[START Supplied information]

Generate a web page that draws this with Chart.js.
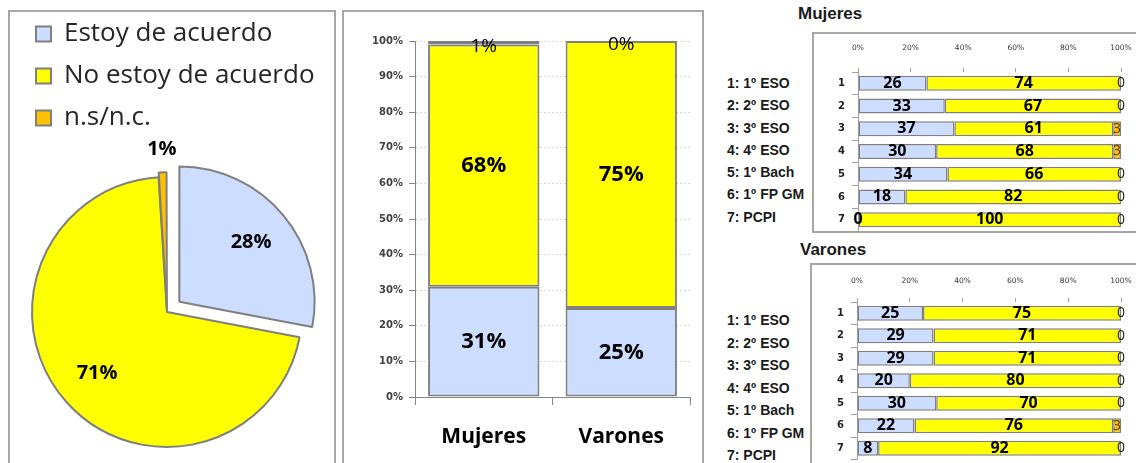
<!DOCTYPE html>
<html>
<head>
<meta charset="utf-8">
<script src="https://cdn.jsdelivr.net/npm/chart.js@4.4.1/dist/chart.umd.min.js"></script>
<style>
  html, body { margin: 0; padding: 0; background: #fff; }
  body { width: 1136px; height: 463px; overflow: hidden; position: relative; }
  .frame { position: absolute; box-sizing: border-box; border: 2px solid #A6A6A6; }
  canvas { position: absolute; }
  .title { position: absolute; font: bold 17px 'Liberation Sans', Arial, sans-serif; color: #1a1a1a; line-height: 20px; white-space: nowrap; }
  .list { position: absolute; font: bold 14px 'Liberation Sans', Arial, sans-serif; color: #1a1a1a; white-space: nowrap; }
</style>
</head>
<body>
<div class="frame" style="left:8px;top:10px;width:328px;height:470px;"></div>
<div class="frame" style="left:342px;top:10px;width:362px;height:470px;"></div>
<div class="title" id="tMuj" style="left:798px;top:4px;"></div>
<div class="frame" style="left:812px;top:32px;width:340px;height:201px;"></div>
<div class="list" id="lMuj" style="left:727px;top:72px;line-height:22.3px;"></div>
<div class="title" id="tVar" style="left:800px;top:240px;"></div>
<div class="frame" style="left:810px;top:263px;width:340px;height:220px;"></div>
<div class="list" id="lVar" style="left:727px;top:309px;line-height:22.5px;"></div>

<canvas id="pie" width="314" height="478" style="left:20px;top:5px;"></canvas>
<canvas id="col" width="358" height="451" style="left:344px;top:12px;"></canvas>
<canvas id="muj" width="322" height="197" style="left:814px;top:36px;"></canvas>
<canvas id="var" width="324" height="198" style="left:812px;top:265px;"></canvas>

<script>
// ---------- DATA ----------
const answerLabels = ['Estoy de acuerdo', 'No estoy de acuerdo', 'n.s/n.c.'];
const pieValues = [28, 71, 1];

const genderLabels = ['Mujeres', 'Varones'];
const colAcuerdo = [31, 25];
const colNoAcuerdo = [68, 75];
const colNsnc = [1, 0];

const levelTicks = ['1', '2', '3', '4', '5', '6', '7'];
const levelNames = ['1: 1º ESO', '2: 2º ESO', '3: 3º ESO', '4: 4º ESO', '5: 1º Bach', '6: 1º FP GM', '7: PCPI'];
const pctTicks = [0, 20, 40, 60, 80, 100];

const mujAcuerdo = [26, 33, 37, 30, 34, 18, 0];
const mujNoAcuerdo = [74, 67, 61, 68, 66, 82, 100];
const mujNsnc = [0, 0, 3, 3, 0, 0, 0];

const varAcuerdo = [25, 29, 29, 20, 30, 22, 8];
const varNoAcuerdo = [75, 71, 71, 80, 70, 76, 92];
const varNsnc = [0, 0, 0, 0, 0, 3, 0];

// ---------- STYLE ----------
const BLUE = '#CCDDFF', YELLOW = '#FFFF00', ORANGE = '#FFC000', EDGE = '#7F7F7F';
const COLORS = [BLUE, YELLOW, ORANGE];
const OS = "'Open Sans'";

document.getElementById('tMuj').textContent = genderLabels[0];
document.getElementById('tVar').textContent = genderLabels[1];
document.getElementById('lMuj').innerHTML = levelNames.map(s => '<div>' + s + '</div>').join('');
document.getElementById('lVar').innerHTML = levelNames.map(s => '<div>' + s + '</div>').join('');

function pieLabelPlugin() {
  return {
    id: 'pieLabels',
    afterDatasetsDraw(chart) {
      const ctx = chart.ctx;
      const ds = chart.data.datasets[0];
      chart.getDatasetMeta(0).data.forEach((arc, i) => {
        const p = arc.getProps(['x', 'y', 'startAngle', 'endAngle', 'outerRadius'], true);
        const mid = (p.startAngle + p.endAngle) / 2;
        const shift = (arc.options.offset || 0) / 4; // Chart.js translates arcs by offset/4
        const v = ds.data[i];
        const d = v < 5 ? p.outerRadius + 25 : p.outerRadius * 0.69;
        const x = p.x + Math.cos(mid) * (shift + d);
        const y = p.y + Math.sin(mid) * (shift + d);
        ctx.save();
        ctx.font = "bold 20px " + OS;
        ctx.fillStyle = '#000';
        ctx.textAlign = 'center';
        ctx.textBaseline = 'middle';
        ctx.fillText(v + '%', x, y);
        ctx.restore();
      });
    }
  };
}

function segLabelPlugin(id, spec) {
  return {
    id,
    afterDatasetsDraw(chart) {
      const ctx = chart.ctx;
      chart.data.datasets.forEach((ds, di) => {
        chart.getDatasetMeta(di).data.forEach((el, i) => {
          const s = spec(di, i, ds);
          if (!s) return;
          const c = el.getCenterPoint();
          ctx.save();
          ctx.font = s.font;
          ctx.fillStyle = s.color;
          ctx.textAlign = 'center';
          ctx.textBaseline = 'middle';
          ctx.fillText(s.text, c.x + (s.dx || 0), c.y + (s.dy || 0));
          ctx.restore();
        });
      });
    }
  };
}

function normalize(a, b, c) {
  const t = a.map((v, i) => a[i] + b[i] + c[i]);
  return [a, b, c].map(arr => arr.map((v, i) => v / t[i] * 100));
}

function hbarChart(canvasId, a, b, c, padR, padB, yWidth, xHeight, xPad) {
  const norm = normalize(a, b, c);
  const raws = [a, b, c];
  return new Chart(document.getElementById(canvasId), {
    type: 'bar',
    data: {
      labels: levelTicks,
      datasets: answerLabels.map((lab, k) => ({
        label: lab, data: norm[k], rawValues: raws[k],
        backgroundColor: COLORS[k], borderColor: EDGE, borderWidth: 1.5, borderSkipped: false,
        barPercentage: 0.66, categoryPercentage: 1
      }))
    },
    options: {
      indexAxis: 'y', responsive: false, animation: false, devicePixelRatio: 1,
      layout: { padding: { top: 0, right: padR, bottom: padB, left: 0 } },
      plugins: { legend: { display: false }, tooltip: { enabled: false } },
      scales: {
        x: {
          position: 'top', stacked: true, min: 0, max: 100,
          afterBuildTicks(s) { s.ticks = pctTicks.map(v => ({ value: v })); },
          ticks: { callback: v => v + '%', font: { family: "'DejaVu Sans'", size: 7.5 }, color: '#333', padding: xPad, maxRotation: 0 },
          grid: { drawOnChartArea: false, drawTicks: true, tickLength: 4, tickColor: '#A0A0A0', color: '#A0A0A0' },
          border: { display: false },
          afterFit(s) { s.height = xHeight; s.paddingLeft = 0; s.paddingRight = 0; }
        },
        y: {
          stacked: true,
          ticks: { font: { family: "'DejaVu Sans'", size: 10, weight: 'bold' }, color: '#222', padding: 7 },
          grid: { drawOnChartArea: false, drawTicks: true, tickLength: 6, tickColor: '#A0A0A0', color: '#A0A0A0', offset: true },
          border: { display: true, color: '#A0A0A0' },
          afterFit(s) { s.width = yWidth; s.paddingTop = 0; s.paddingBottom = 0; }
        }
      }
    },
    plugins: [segLabelPlugin('hLabels' + canvasId, (di, i, ds) => {
      const v = ds.rawValues[i];
      if (di < 2) return { text: String(v), font: "bold 16px " + OS, color: '#000' };
      return { text: String(v), font: "14px " + OS, color: v ? '#5a3a00' : '#222' };
    })]
  });
}

const fontsReady = Promise.all([
  document.fonts.load("26px 'Open Sans'"),
  document.fonts.load("bold 20px 'Open Sans'"),
  document.fonts.load("bold 10px 'DejaVu Sans'"),
  document.fonts.load("7px 'DejaVu Sans'")
]).catch(() => {});

fontsReady.then(() => {
  // ---------- PIE ----------
  new Chart(document.getElementById('pie'), {
    type: 'pie',
    data: {
      labels: answerLabels,
      datasets: [{
        data: pieValues,
        backgroundColor: COLORS,
        borderColor: EDGE,
        borderWidth: 2,
        offset: [64, 0, 10]
      }]
    },
    options: {
      responsive: false, animation: false, devicePixelRatio: 1,
      radius: 135,
      layout: { padding: { left: 0, right: 20, top: 0, bottom: 0 } },
      plugins: {
        tooltip: { enabled: false },
        legend: {
          position: 'top', align: 'start',
          labels: { font: { family: OS, size: 26 }, color: '#262626', boxWidth: 15, boxHeight: 15, padding: 16 }
        }
      }
    },
    plugins: [pieLabelPlugin()]
  });

  // ---------- STACKED COLUMNS ----------
  const colData = [colAcuerdo, colNoAcuerdo, colNsnc];
  new Chart(document.getElementById('col'), {
    type: 'bar',
    data: {
      labels: genderLabels,
      datasets: answerLabels.map((lab, k) => ({
        label: lab, data: colData[k],
        backgroundColor: COLORS[k], borderColor: EDGE, borderWidth: 2, borderSkipped: false,
        barPercentage: 0.81, categoryPercentage: 1
      }))
    },
    options: {
      responsive: false, animation: false, devicePixelRatio: 1,
      layout: { padding: { top: 29, right: 12, bottom: 0, left: 0 } },
      plugins: { legend: { display: false }, tooltip: { enabled: false } },
      scales: {
        x: {
          stacked: true,
          ticks: { font: { family: OS, size: 21, weight: 'bold' }, color: '#000', padding: 19 },
          grid: { drawOnChartArea: false, drawTicks: true, tickLength: 8, color: '#868686', tickColor: '#868686', offset: true },
          border: { display: true, color: '#868686' },
          afterFit(s) { s.height = 66; }
        },
        y: {
          stacked: true, min: 0, max: 100,
          ticks: { stepSize: 10, callback: v => v + '%', font: { family: "'DejaVu Sans'", size: 10, weight: 'bold' }, color: '#404040', padding: 6 },
          grid: { color: '#D9D9D9', tickColor: '#868686', tickLength: 6 },
          border: { display: true, color: '#868686', dash: [2, 2] },
          afterFit(s) { s.width = 71; }
        }
      }
    },
    plugins: [segLabelPlugin('colLabels', (di, i, ds) => {
      const v = ds.data[i];
      if (di < 2) return { text: v + '%', font: "bold 22px " + OS, color: '#000' };
      return { text: v + '%', font: "19px " + OS, color: '#000', dy: 4 };
    })]
  });

  // ---------- HORIZONTAL STACKED BARS ----------
  hbarChart('muj', mujAcuerdo, mujNoAcuerdo, mujNsnc, 15, 2, 44, 36, 15);
  hbarChart('var', varAcuerdo, varNoAcuerdo, varNsnc, 15, 3.5, 45, 37, 12);
});
</script>
</body>
</html>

[END Supplied information]

Given instruction :: Write out each line of the listing above, exactly, from its first line to the line holding "const pieValues = [28, 71, 1];", inclusive. Skip the pictures.

Output for this exercise ::
Generate a web page that draws this with Chart.js.
<!DOCTYPE html>
<html>
<head>
<meta charset="utf-8">
<script src="https://cdn.jsdelivr.net/npm/chart.js@4.4.1/dist/chart.umd.min.js"></script>
<style>
  html, body { margin: 0; padding: 0; background: #fff; }
  body { width: 1136px; height: 463px; overflow: hidden; position: relative; }
  .frame { position: absolute; box-sizing: border-box; border: 2px solid #A6A6A6; }
  canvas { position: absolute; }
  .title { position: absolute; font: bold 17px 'Liberation Sans', Arial, sans-serif; color: #1a1a1a; line-height: 20px; white-space: nowrap; }
  .list { position: absolute; font: bold 14px 'Liberation Sans', Arial, sans-serif; color: #1a1a1a; white-space: nowrap; }
</style>
</head>
<body>
<div class="frame" style="left:8px;top:10px;width:328px;height:470px;"></div>
<div class="frame" style="left:342px;top:10px;width:362px;height:470px;"></div>
<div class="title" id="tMuj" style="left:798px;top:4px;"></div>
<div class="frame" style="left:812px;top:32px;width:340px;height:201px;"></div>
<div class="list" id="lMuj" style="left:727px;top:72px;line-height:22.3px;"></div>
<div class="title" id="tVar" style="left:800px;top:240px;"></div>
<div class="frame" style="left:810px;top:263px;width:340px;height:220px;"></div>
<div class="list" id="lVar" style="left:727px;top:309px;line-height:22.5px;"></div>

<canvas id="pie" width="314" height="478" style="left:20px;top:5px;"></canvas>
<canvas id="col" width="358" height="451" style="left:344px;top:12px;"></canvas>
<canvas id="muj" width="322" height="197" style="left:814px;top:36px;"></canvas>
<canvas id="var" width="324" height="198" style="left:812px;top:265px;"></canvas>

<script>
// ---------- DATA ----------
const answerLabels = ['Estoy de acuerdo', 'No estoy de acuerdo', 'n.s/n.c.'];
const pieValues = [28, 71, 1];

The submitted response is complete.